** AIM **
Transcribe every line exactly and omit anything that is a picture.

** MATERIAL **
— begin —

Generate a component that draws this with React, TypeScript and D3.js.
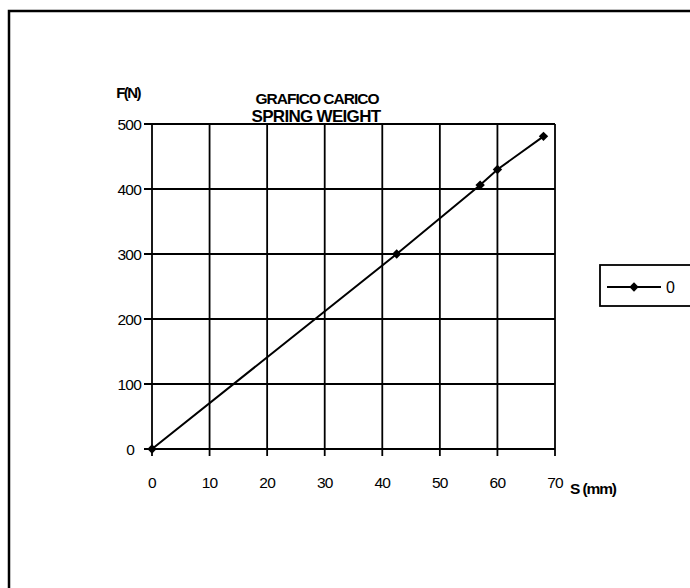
import React, { useEffect, useRef } from 'react';
import * as d3 from 'd3';

// spring load curve: stroke S (mm) vs load F (N)
const strokeMm = [0, 42.5, 57, 60, 68];
const loadN = [0, 300, 406, 430, 481];
const xTicks = [0, 10, 20, 30, 40, 50, 60, 70];
const yTicks = [0, 100, 200, 300, 400, 500];
const seriesName = '0';

const App = () => {
  const ref = useRef<SVGSVGElement>(null);

  useEffect(() => {
    const svg = d3.select(ref.current);
    svg.selectAll('*').remove();
    const font = '"Liberation Sans", Arial, sans-serif';

    // outer frame (runs off the right and bottom of the page)
    svg.append('rect')
      .attr('x', 9).attr('y', 11)
      .attr('width', 700).attr('height', 600)
      .attr('fill', 'none').attr('stroke', '#000').attr('stroke-width', 2.5);

    const x = d3.scaleLinear().domain([0, 70]).range([152, 555]);
    const y = d3.scaleLinear().domain([0, 500]).range([449, 124]);

    const g = svg.append('g');

    // grid + ticks
    xTicks.forEach((t) => {
      g.append('line')
        .attr('x1', x(t)).attr('x2', x(t))
        .attr('y1', y(500)).attr('y2', y(0) + 7)
        .attr('stroke', '#000').attr('stroke-width', 1.8);
      g.append('text')
        .attr('x', x(t)).attr('y', 488)
        .attr('text-anchor', 'middle')
        .attr('font-family', font).attr('font-size', 15.5)
        .attr('letter-spacing', -0.8)
        .text(t);
    });
    yTicks.forEach((t) => {
      g.append('line')
        .attr('x1', x(0) - 8).attr('x2', x(70))
        .attr('y1', y(t)).attr('y2', y(t))
        .attr('stroke', '#000').attr('stroke-width', t === 100 || t === 0 ? 2.2 : 1.8);
      g.append('text')
        .attr('x', t === 0 ? 134 : 141).attr('y', y(t) + 6)
        .attr('text-anchor', 'end')
        .attr('font-family', font).attr('font-size', 15.5)
        .attr('letter-spacing', -0.8)
        .text(t);
    });

    // data line
    const pts = strokeMm.map((s, i) => [s, loadN[i]] as [number, number]);
    const line = d3.line<[number, number]>().x((d) => x(d[0])).y((d) => y(d[1]));
    g.append('path')
      .datum(pts)
      .attr('d', line)
      .attr('fill', 'none').attr('stroke', '#000').attr('stroke-width', 2);

    const diamond = d3.symbol().type(d3.symbolSquare).size(44);
    g.selectAll('path.pt')
      .data(pts)
      .enter()
      .append('path')
      .attr('class', 'pt')
      .attr('d', diamond)
      .attr('transform', (d) => `translate(${x(d[0])},${y(d[1])}) rotate(45)`)
      .attr('fill', '#000');

    // titles
    svg.append('text')
      .attr('x', 317).attr('y', 104)
      .attr('text-anchor', 'middle')
      .attr('font-family', font).attr('font-size', 15.5).attr('font-weight', 'bold')
      .attr('letter-spacing', -1)
      .text('GRAFICO CARICO');
    svg.append('text')
      .attr('x', 316).attr('y', 122)
      .attr('text-anchor', 'middle')
      .attr('font-family', font).attr('font-size', 17).attr('font-weight', 'bold')
      .attr('letter-spacing', -0.7)
      .text('SPRING WEIGHT');
    svg.append('text')
      .attr('x', 128).attr('y', 98)
      .attr('text-anchor', 'middle')
      .attr('font-family', font).attr('font-size', 15).attr('font-weight', 'bold')
      .attr('letter-spacing', -1.6)
      .text('F(N)');
    svg.append('text')
      .attr('x', 570).attr('y', 494)
      .attr('font-family', font).attr('font-size', 15.5).attr('font-weight', 'bold')
      .attr('letter-spacing', -1.1)
      .text('S (mm)');

    // legend
    const lg = svg.append('g');
    lg.append('rect')
      .attr('x', 600).attr('y', 265)
      .attr('width', 100).attr('height', 41)
      .attr('fill', '#fff').attr('stroke', '#000').attr('stroke-width', 1.8);
    lg.append('line')
      .attr('x1', 607).attr('x2', 661).attr('y1', 287).attr('y2', 287)
      .attr('stroke', '#000').attr('stroke-width', 2);
    lg.append('path')
      .attr('d', diamond)
      .attr('transform', 'translate(634,287) rotate(45)')
      .attr('fill', '#000');
    lg.append('text')
      .attr('x', 666).attr('y', 293)
      .attr('font-family', font).attr('font-size', 16)
      .text(seriesName);
  }, []);

  return (
    <div style={{ position: 'absolute', left: 0, top: 0 }}>
      <svg ref={ref} width={690} height={588} style={{ display: 'block', background: '#fff' }} />
    </div>
  );
};

export default App;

— end —

** EXERCISE OUTPUT **
Generate a component that draws this with React, TypeScript and D3.js.
import React, { useEffect, useRef } from 'react';
import * as d3 from 'd3';

// spring load curve: stroke S (mm) vs load F (N)
const strokeMm = [0, 42.5, 57, 60, 68];
const loadN = [0, 300, 406, 430, 481];
const xTicks = [0, 10, 20, 30, 40, 50, 60, 70];
const yTicks = [0, 100, 200, 300, 400, 500];
const seriesName = '0';

const App = () => {
  const ref = useRef<SVGSVGElement>(null);

  useEffect(() => {
    const svg = d3.select(ref.current);
    svg.selectAll('*').remove();
    const font = '"Liberation Sans", Arial, sans-serif';

    // outer frame (runs off the right and bottom of the page)
    svg.append('rect')
      .attr('x', 9).attr('y', 11)
      .attr('width', 700).attr('height', 600)
      .attr('fill', 'none').attr('stroke', '#000').attr('stroke-width', 2.5);

    const x = d3.scaleLinear().domain([0, 70]).range([152, 555]);
    const y = d3.scaleLinear().domain([0, 500]).range([449, 124]);

    const g = svg.append('g');

    // grid + ticks
    xTicks.forEach((t) => {
      g.append('line')
        .attr('x1', x(t)).attr('x2', x(t))
        .attr('y1', y(500)).attr('y2', y(0) + 7)
        .attr('stroke', '#000').attr('stroke-width', 1.8);
      g.append('text')
        .attr('x', x(t)).attr('y', 488)
        .attr('text-anchor', 'middle')
        .attr('font-family', font).attr('font-size', 15.5)
        .attr('letter-spacing', -0.8)
        .text(t);
    });
    yTicks.forEach((t) => {
      g.append('line')
        .attr('x1', x(0) - 8).attr('x2', x(70))
        .attr('y1', y(t)).attr('y2', y(t))
        .attr('stroke', '#000').attr('stroke-width', t === 100 || t === 0 ? 2.2 : 1.8);
      g.append('text')
        .attr('x', t === 0 ? 134 : 141).attr('y', y(t) + 6)
        .attr('text-anchor', 'end')
        .attr('font-family', font).attr('font-size', 15.5)
        .attr('letter-spacing', -0.8)
        .text(t);
    });

    // data line
    const pts = strokeMm.map((s, i) => [s, loadN[i]] as [number, number]);
    const line = d3.line<[number, number]>().x((d) => x(d[0])).y((d) => y(d[1]));
    g.append('path')
      .datum(pts)
      .attr('d', line)
      .attr('fill', 'none').attr('stroke', '#000').attr('stroke-width', 2);

    const diamond = d3.symbol().type(d3.symbolSquare).size(44);
    g.selectAll('path.pt')
      .data(pts)
      .enter()
      .append('path')
      .attr('class', 'pt')
      .attr('d', diamond)
      .attr('transform', (d) => `translate(${x(d[0])},${y(d[1])}) rotate(45)`)
      .attr('fill', '#000');

    // titles
    svg.append('text')
      .attr('x', 317).attr('y', 104)
      .attr('text-anchor', 'middle')
      .attr('font-family', font).attr('font-size', 15.5).attr('font-weight', 'bold')
      .attr('letter-spacing', -1)
      .text('GRAFICO CARICO');
    svg.append('text')
      .attr('x', 316).attr('y', 122)
      .attr('text-anchor', 'middle')
      .attr('font-family', font).attr('font-size', 17).attr('font-weight', 'bold')
      .attr('letter-spacing', -0.7)
      .text('SPRING WEIGHT');
    svg.append('text')
      .attr('x', 128).attr('y', 98)
      .attr('text-anchor', 'middle')
      .attr('font-family', font).attr('font-size', 15).attr('font-weight', 'bold')
      .attr('letter-spacing', -1.6)
      .text('F(N)');
    svg.append('text')
      .attr('x', 570).attr('y', 494)
      .attr('font-family', font).attr('font-size', 15.5).attr('font-weight', 'bold')
      .attr('letter-spacing', -1.1)
      .text('S (mm)');

    // legend
    const lg = svg.append('g');
    lg.append('rect')
      .attr('x', 600).attr('y', 265)
      .attr('width', 100).attr('height', 41)
      .attr('fill', '#fff').attr('stroke', '#000').attr('stroke-width', 1.8);
    lg.append('line')
      .attr('x1', 607).attr('x2', 661).attr('y1', 287).attr('y2', 287)
      .attr('stroke', '#000').attr('stroke-width', 2);
    lg.append('path')
      .attr('d', diamond)
      .attr('transform', 'translate(634,287) rotate(45)')
      .attr('fill', '#000');
    lg.append('text')
      .attr('x', 666).attr('y', 293)
      .attr('font-family', font).attr('font-size', 16)
      .text(seriesName);
  }, []);

  return (
    <div style={{ position: 'absolute', left: 0, top: 0 }}>
      <svg ref={ref} width={690} height={588} style={{ display: 'block', background: '#fff' }} />
    </div>
  );
};

export default App;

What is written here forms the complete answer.